Communication theorists Fred Siebert, Theodore Peterson, and Wilbur Schramm created the basis for the classification of how we view media systems.
Their book Four Theories of the Press, published in 1956 by the University of Illinois, is the quintessential resource referred to while writing about mass communication theories.
In the book, the authors outlined the forms of the press that they thought could take around the world. These normative theories are also known as western theories of mass media. Normative theories are different from other communication theories because they are not based on scientific explanations and predictions.
The four theories of the press according to Siebert, Peterson and Schramm are:
Developed in 17th century England, authoritarian theory is the oldest of the four theories. It describes of a media system which acts as a propaganda tool for a monarch, dictator or the government. Freedom of information is limited and the chief role of the press is to educate the public of government policies and prevent threats by using censorship.
Soviet Communist Theory
The Soviet Union expanded on the authoritarian theory and imposed even more restrictions on the press. The theory, known as Soviet communist theory, describes of a system in which the state owns or controls all forms of mass media. The function of press is to bring about societal change by influencing communist values and denouncing democratic regimes.
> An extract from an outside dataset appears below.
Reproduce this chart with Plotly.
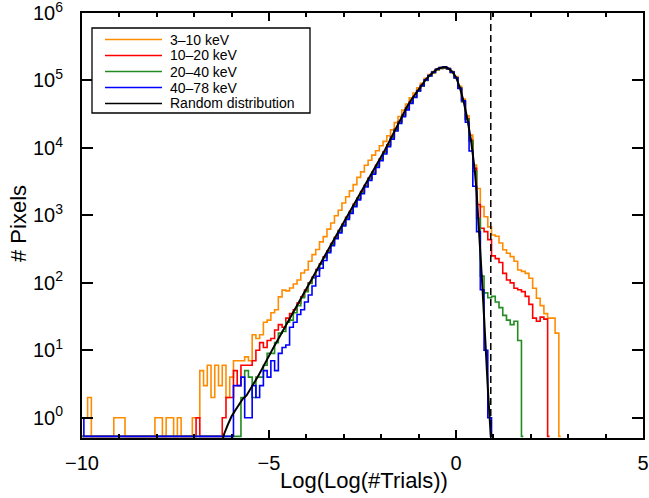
import plotly.graph_objects as go

# ---------------- data ----------------
bin_start = -10.0      # centre of first bin
bin_width = 0.1

# counts per bin, centres -10.0 ... 3.0
counts_3_10 = [
    1, 1, 2, 0, 0, 0, 0, 0, 0, 1,                      # -10.0 .. -9.1
    1, 1, 0, 0, 0, 0, 0, 0, 0, 0,                      # -9.0 .. -8.1
    1, 1, 0, 1, 1, 0, 1, 0, 0, 0,                      # -8.0 .. -7.1
    1, 1, 5, 3, 6, 2, 6, 3, 6, 2,                      # -7.0 .. -6.1
    4, 7, 7, 7, 8, 7, 17, 15, 17, 26,                  # -6.0 .. -5.1
    28, 36, 40, 62, 78, 76, 84, 96, 110, 140,          # -5.0 .. -4.1
    155, 209, 262, 312, 405, 485, 625, 770, 990, 1195, # -4.0 .. -3.1
    1530, 1890, 2310, 2860, 3660, 4420, 5550, 6560, 7820, 9080,   # -3.0 .. -2.1
    10800, 12500, 15200, 18500, 23700, 29300, 36600, 44800, 55200, 65100,  # -2.0 .. -1.1
    77800, 90600, 108000, 122000, 136000, 148000, 155000, 157000, 150000, 136000,  # -1.0 .. -0.1
    114000, 82000, 53000, 30000, 15500, 5600, 2500, 1350, 955, 676,  # 0.0 .. 0.9
    513, 490, 389, 309, 275, 245, 209, 155, 148, 138,  # 1.0 .. 1.9
    117, 83, 59, 46, 35, 30, 30, 18, 0, 0,             # 2.0 .. 2.9
    0,                                                  # 3.0
]

counts_10_20 = [
    0, 0, 0, 0, 0, 0, 0, 0, 0, 0,
    0, 0, 0, 0, 0, 0, 0, 0, 0, 0,
    0, 0, 0, 0, 0, 0, 0, 0, 0, 0,
    0, 1, 0, 0, 0, 0, 0, 0, 1, 2,
    2, 5, 3, 6, 6, 6, 7, 10, 13, 11,
    14, 15, 20, 24, 22, 30, 35, 40, 50, 62,
    78, 100, 121, 157, 192, 243, 298, 384, 472, 595,
    735, 940, 1140, 1460, 1800, 2250, 2790, 3580, 4340, 5530,
    6880, 8760, 11100, 14600, 19000, 24700, 30800, 39200, 47800, 57900,
    71000, 84000, 101000, 117000, 131000, 144000, 151000, 154000, 148000, 132000,
    110000, 78000, 49000, 27000, 13000, 5000, 1450, 646, 575, 437,
    251, 229, 200, 138, 110, 100, 83, 79, 74, 63,
    48, 30, 27, 31, 29, 0, 0, 0, 0, 0,
    0,
]

counts_20_40 = [
    0, 0, 0, 0, 0, 0, 0, 0, 0, 0,
    0, 0, 0, 0, 0, 0, 0, 0, 0, 0,
    0, 0, 0, 0, 0, 0, 0, 0, 0, 0,
    0, 0, 0, 0, 0, 0, 0, 0, 0, 0,
    0, 0, 0, 2, 5, 4, 2, 4, 4, 6,
    9, 9, 13, 18, 19, 26, 28, 36, 46, 60,
    74, 98, 118, 153, 189, 236, 292, 375, 463, 580,
    718, 910, 1120, 1410, 1770, 2190, 2730, 3470, 4230, 5380,
    6720, 8530, 10800, 14200, 18500, 24000, 30000, 38200, 46800, 57200,
    70000, 83000, 100000, 116000, 131000, 144000, 151000, 155000, 148000, 132000,
    109000, 77000, 48500, 26500, 12700, 4500, 900, 126, 71, 60,
    63, 52, 43, 33, 28, 24, 27, 14, 0, 0,
    0, 0, 0, 0, 0, 0, 0, 0, 0, 0,
    0,
]

counts_40_78 = [
    1, 0, 0, 0, 0, 0, 0, 0, 0, 0,
    0, 0, 0, 0, 0, 0, 0, 0, 0, 0,
    0, 0, 0, 0, 0, 0, 0, 0, 0, 0,
    0, 0, 0, 0, 0, 0, 0, 0, 0, 0,
    0, 3, 3, 4, 1, 1, 3, 2, 3, 5,
    4, 7, 5, 9, 11, 12, 22, 26, 34, 40,
    52, 66, 90, 125, 165, 215, 280, 355, 450, 550,
    695, 870, 1070, 1350, 1700, 2090, 2630, 3310, 4070, 5120,
    6450, 8120, 10400, 13500, 17800, 23000, 29000, 36700, 45800, 56000,
    70000, 84000, 102000, 118000, 133000, 147000, 156000, 160000, 150000, 133000,
    110000, 76000, 50000, 24000, 9000, 2700, 575, 79, 10, 1,
    0, 0, 0, 0, 0, 0, 0, 0, 0, 0,
    0, 0, 0, 0, 0, 0, 0, 0, 0, 0,
    0,
]

# random-distribution curve, points
rand_x = [-6.23, -6.2, -6.1, -6.0, -5.9, -5.8, -5.7, -5.6, -5.5, -5.4, -5.3, -5.2, -5.1,
          -5.0, -4.9, -4.8, -4.7, -4.6, -4.5, -4.4, -4.3, -4.2, -4.1,
          -4.0, -3.5, -3.0, -2.5, -2.0, -1.9, -1.8, -1.7, -1.6, -1.5, -1.4, -1.3, -1.2, -1.1,
          -1.0, -0.9, -0.8, -0.7, -0.6, -0.5, -0.4, -0.3, -0.2, -0.1,
          0.0, 0.1, 0.2, 0.3, 0.4, 0.5, 0.55, 0.6, 0.65, 0.7, 0.75, 0.8, 0.85, 0.9, 0.93]
rand_y = [0.5, 0.575, 0.79, 1.05, 1.29, 1.55, 1.91, 2.14, 2.63, 3.24, 4.07, 5.13, 6.61,
          8.51, 10.5, 13.2, 16.6, 20.9, 26.3, 33.1, 42.7, 53.7, 67.6,
          85.1, 257, 794, 2400, 7410, 9330, 12000, 15500, 20400, 26300, 33100, 41700, 51300, 61700,
          74100, 87100, 105000, 120000, 135000, 148000, 155000, 158000, 151000, 135000,
          112000, 79400, 50100, 27500, 13200, 4790, 2240, 891, 282, 100, 31.6, 8.1, 2.8, 1.0, 0.52]

threshold_x = 0.93

series_names = ["3\u201310 keV", "10\u201320 keV", "20\u201340 keV", "40\u201378 keV"]
series_colors = ["#FF8C00", "#FF0000", "#228B22", "#0000FF"]
series_counts = [counts_3_10, counts_10_20, counts_20_40, counts_40_78]
rand_name = "Random distribution"
rand_color = "#000000"

y_tick_vals = [1, 10, 100, 1e3, 1e4, 1e5, 1e6]
y_tick_text = ["10<sup>0</sup>", "10<sup>1</sup>", "10<sup>2</sup>", "10<sup>3</sup>",
               "10<sup>4</sup>", "10<sup>5</sup>", "10<sup>6</sup>"]
x_tick_vals = [-10, -5, 0, 5]
x_title = "Log(Log(#Trials))"
y_title = "# Pixels"

# ---------------- figure ----------------
FONT = "Liberation Sans, Arial, Helvetica, sans-serif"
W, H = 649, 498
ML, MR, MT, MB = 82, 6, 13, 60
PW, PH = W - ML - MR, H - MT - MB

def px_to_paper(px, py):
    return (px - ML) / PW, (H - MB - py) / PH

floor = 0.53  # empty bins drawn along the bottom edge

fig = go.Figure()
for name, color, counts in zip(series_names, series_colors, series_counts):
    last = max(i for i, c in enumerate(counts) if c > 0)
    used = counts[:last + 2]          # stop right after the last filled bin
    xs = [round(bin_start + i * bin_width, 2) for i in range(len(used))]
    ys = [c if c > 0 else floor for c in used]
    fig.add_trace(go.Scatter(x=xs, y=ys, mode="lines", name=name, showlegend=False,
                             line=dict(color=color, width=1.6, shape="hvh")))

fig.add_trace(go.Scatter(x=rand_x, y=rand_y, mode="lines", name=rand_name, showlegend=False,
                         line=dict(color=rand_color, width=2)))

fig.add_shape(type="line", xref="x", yref="paper", x0=threshold_x, x1=threshold_x, y0=0, y1=1,
              line=dict(color="black", width=1.5, dash="7px,4px"))

# legend drawn in the upper-left corner
rows_py = [39.5, 55.5, 71.5, 87.5, 103.5]
bx0, by0 = px_to_paper(92, 28)
bx1, by1 = px_to_paper(310, 113)
fig.add_shape(type="rect", xref="paper", yref="paper", x0=bx0, x1=bx1, y0=by1, y1=by0,
              line=dict(color="black", width=1.3), fillcolor="white", layer="above")
legend_names = series_names + [rand_name]
legend_colors = series_colors + [rand_color]
for py, name, color in zip(rows_py, legend_names, legend_colors):
    lx0, ly = px_to_paper(105, py)
    lx1, _ = px_to_paper(162, py)
    fig.add_shape(type="line", xref="paper", yref="paper", x0=lx0, x1=lx1, y0=ly, y1=ly,
                  line=dict(color=color, width=1.5), layer="above")
    tx, _ = px_to_paper(169, py)
    fig.add_annotation(x=tx, y=ly, xref="paper", yref="paper", text=name, showarrow=False,
                       xanchor="left", yanchor="middle", borderpad=0,
                       font=dict(family=FONT, size=14, color="black"))

# axis titles placed as in the reference
tx, ty = px_to_paper(364, 481)
fig.add_annotation(x=tx, y=ty, xref="paper", yref="paper", text=x_title, showarrow=False,
                   xanchor="center", yanchor="middle", borderpad=0,
                   font=dict(family=FONT, size=22, color="black"))
tx, ty = px_to_paper(18, 224)
fig.add_annotation(x=tx, y=ty, xref="paper", yref="paper", text=y_title, showarrow=False,
                   textangle=-90, xanchor="center", yanchor="middle", borderpad=0,
                   font=dict(family=FONT, size=22, color="black"))

axis_common = dict(showline=True, linecolor="black", linewidth=2, mirror="allticks",
                   ticks="inside", tickcolor="black", tickwidth=2, showgrid=False, zeroline=False,
                   ticklabeloverflow="allow",
                   tickfont=dict(family=FONT, size=20, color="black"))

fig.update_xaxes(range=[-10, 5], tickvals=x_tick_vals, ticklen=8, ticklabelstandoff=6,
                 minor=dict(dtick=1, ticks="inside", ticklen=4, tickwidth=2, tickcolor="black", showgrid=False),
                 **axis_common)
fig.update_yaxes(type="log", range=[-0.3, 6.0005], tickvals=y_tick_vals, ticktext=y_tick_text, ticklen=11,
                 ticklabelstandoff=13, **axis_common)

fig.update_layout(width=W, height=H, margin=dict(l=ML, r=MR, t=MT, b=MB, autoexpand=False),
                  plot_bgcolor="white", paper_bgcolor="white", showlegend=False,
                  font=dict(family=FONT, color="black"))

fig.write_html("out.html", config={"displayModeBar": False},
               post_script="document.body.style.margin='0';document.body.style.padding='0';")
Libertarian theory describes of a contrasting press, which is free to report on the government. Freedom of information is guaranteed with no restrictions or censorship. Hence, the press serves as a watchdog and keeps the ruling party in check. The theory sees the public as rational beings who can decide for themselves what is good and what is bad.
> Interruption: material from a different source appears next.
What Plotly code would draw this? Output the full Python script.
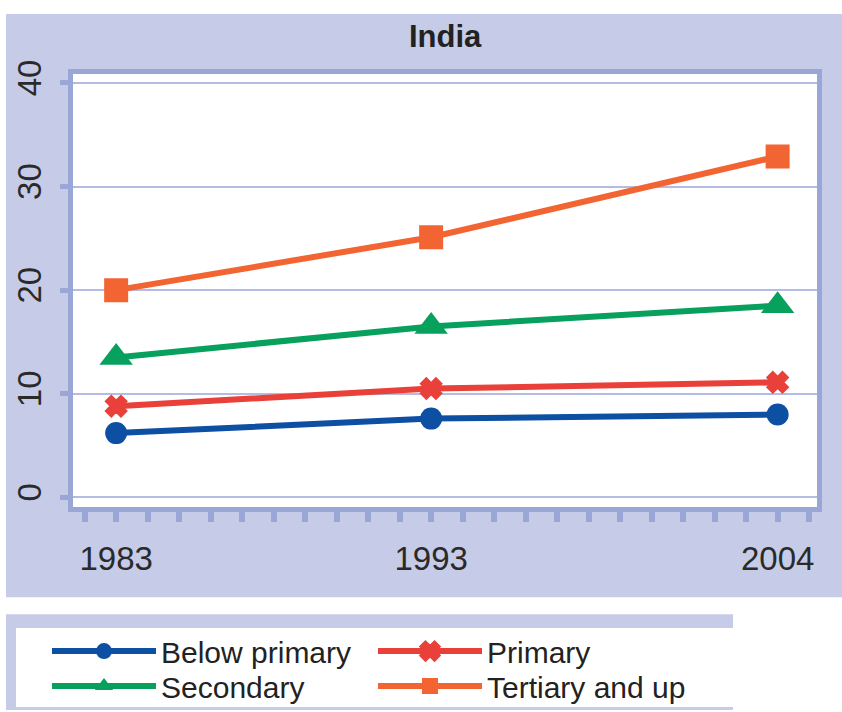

Social Responsibility Theory
Under libertarian theory, the press belongs to the public and in a capitalist society, this presents a major drawback. Advertisers and corporations can influence the press as much as a government in authoritarian system. Social responsibility theory assumes that the press should adhere to codes of conduct and should not feel pressured by big businesses and investors. The press has a social responsibility to serve the public without any outside interference.
Beyond the four theories
Four Theories of the Press is based on the thesis that “the press always takes on the form and coloration of the social and political structures within which it operates. Especially, it reflects the system of social control whereby the relations of individuals and institutions are adjusted.”
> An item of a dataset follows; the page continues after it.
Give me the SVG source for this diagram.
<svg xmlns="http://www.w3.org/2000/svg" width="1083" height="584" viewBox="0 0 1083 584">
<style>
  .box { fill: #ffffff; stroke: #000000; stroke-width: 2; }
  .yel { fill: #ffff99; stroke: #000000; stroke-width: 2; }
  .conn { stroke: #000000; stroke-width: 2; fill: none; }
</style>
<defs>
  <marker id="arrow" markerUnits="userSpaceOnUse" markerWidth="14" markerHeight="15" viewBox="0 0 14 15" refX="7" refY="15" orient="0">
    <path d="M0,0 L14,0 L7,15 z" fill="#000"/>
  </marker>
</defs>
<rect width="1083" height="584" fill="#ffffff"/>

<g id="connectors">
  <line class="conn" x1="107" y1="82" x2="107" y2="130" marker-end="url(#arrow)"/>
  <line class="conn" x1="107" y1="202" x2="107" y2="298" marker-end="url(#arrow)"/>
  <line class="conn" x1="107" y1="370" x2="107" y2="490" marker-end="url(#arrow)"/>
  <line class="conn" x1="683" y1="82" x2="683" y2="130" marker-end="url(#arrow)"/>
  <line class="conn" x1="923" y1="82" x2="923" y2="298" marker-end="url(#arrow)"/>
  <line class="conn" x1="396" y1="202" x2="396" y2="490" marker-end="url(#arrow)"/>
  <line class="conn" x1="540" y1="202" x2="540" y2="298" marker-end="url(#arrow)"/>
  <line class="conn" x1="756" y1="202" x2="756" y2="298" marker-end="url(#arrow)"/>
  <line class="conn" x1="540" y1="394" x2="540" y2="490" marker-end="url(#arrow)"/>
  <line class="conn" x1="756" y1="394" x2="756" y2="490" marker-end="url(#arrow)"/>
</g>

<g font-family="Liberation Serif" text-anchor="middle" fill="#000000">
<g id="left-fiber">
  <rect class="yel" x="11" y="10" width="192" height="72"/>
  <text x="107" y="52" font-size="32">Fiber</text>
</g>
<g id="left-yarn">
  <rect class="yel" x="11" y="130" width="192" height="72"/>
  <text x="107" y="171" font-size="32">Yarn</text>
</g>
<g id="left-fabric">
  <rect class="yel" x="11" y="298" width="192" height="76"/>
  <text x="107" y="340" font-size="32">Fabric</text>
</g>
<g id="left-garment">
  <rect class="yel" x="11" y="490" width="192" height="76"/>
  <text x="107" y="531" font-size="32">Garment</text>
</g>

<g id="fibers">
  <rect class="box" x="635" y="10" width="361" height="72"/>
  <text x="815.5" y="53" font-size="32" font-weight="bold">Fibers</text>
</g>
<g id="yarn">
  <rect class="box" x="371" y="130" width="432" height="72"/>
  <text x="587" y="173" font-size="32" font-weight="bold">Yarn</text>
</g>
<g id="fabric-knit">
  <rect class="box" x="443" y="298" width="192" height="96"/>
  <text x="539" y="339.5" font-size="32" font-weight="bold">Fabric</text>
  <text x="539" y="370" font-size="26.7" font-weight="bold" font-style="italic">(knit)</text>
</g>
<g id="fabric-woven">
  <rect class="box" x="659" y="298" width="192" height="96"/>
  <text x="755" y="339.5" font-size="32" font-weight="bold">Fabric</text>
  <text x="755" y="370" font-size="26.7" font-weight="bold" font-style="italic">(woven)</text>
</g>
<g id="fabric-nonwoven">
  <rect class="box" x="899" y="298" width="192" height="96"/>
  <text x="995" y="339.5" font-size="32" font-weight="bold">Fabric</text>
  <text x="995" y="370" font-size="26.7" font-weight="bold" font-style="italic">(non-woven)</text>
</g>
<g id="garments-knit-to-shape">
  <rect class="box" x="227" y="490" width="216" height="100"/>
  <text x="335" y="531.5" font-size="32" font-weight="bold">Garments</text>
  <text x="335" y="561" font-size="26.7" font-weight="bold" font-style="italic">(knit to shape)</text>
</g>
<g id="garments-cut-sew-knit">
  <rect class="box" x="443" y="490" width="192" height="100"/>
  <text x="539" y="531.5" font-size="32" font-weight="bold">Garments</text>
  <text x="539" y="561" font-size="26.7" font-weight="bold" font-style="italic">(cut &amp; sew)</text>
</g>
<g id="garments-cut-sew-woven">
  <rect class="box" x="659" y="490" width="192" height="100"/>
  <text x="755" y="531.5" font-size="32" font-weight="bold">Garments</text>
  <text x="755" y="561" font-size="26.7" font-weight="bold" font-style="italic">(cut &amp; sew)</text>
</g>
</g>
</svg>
However, the changing society can no longer fit into the generalization of these four categories. As pointed out by John Nerone in Last Rights: Revisiting the Four Theories of the Press (1995), “Four Theories does not offer four theories: it offers one theory with four examples.”
Researchers have since then proposed many typologies with an intention to revise the classic four theories. John Merrill and Ralph Lowenstein expanded on the original theories with more differentiated philosophies namely authoritarian with negative government controls, social-centralist with positive government controls, libertarian without any government controls, and social-libertarian with minimal government controls.
William Hachten’s revision retains the authoritarian and communist concepts, and introduces an all inclusive “western” concept while adding revolutionary and developmental concepts. In the mid 1980s, Robert Picard added the democratic socialist theory after observing the state intervention in Western Europe to “ensure and not to endanger the survival of a free media.”
Revisions like these clearly point out the limitations of the four theories. Nevertheless, Four Theories of the Press remains an important read for communication students and educators.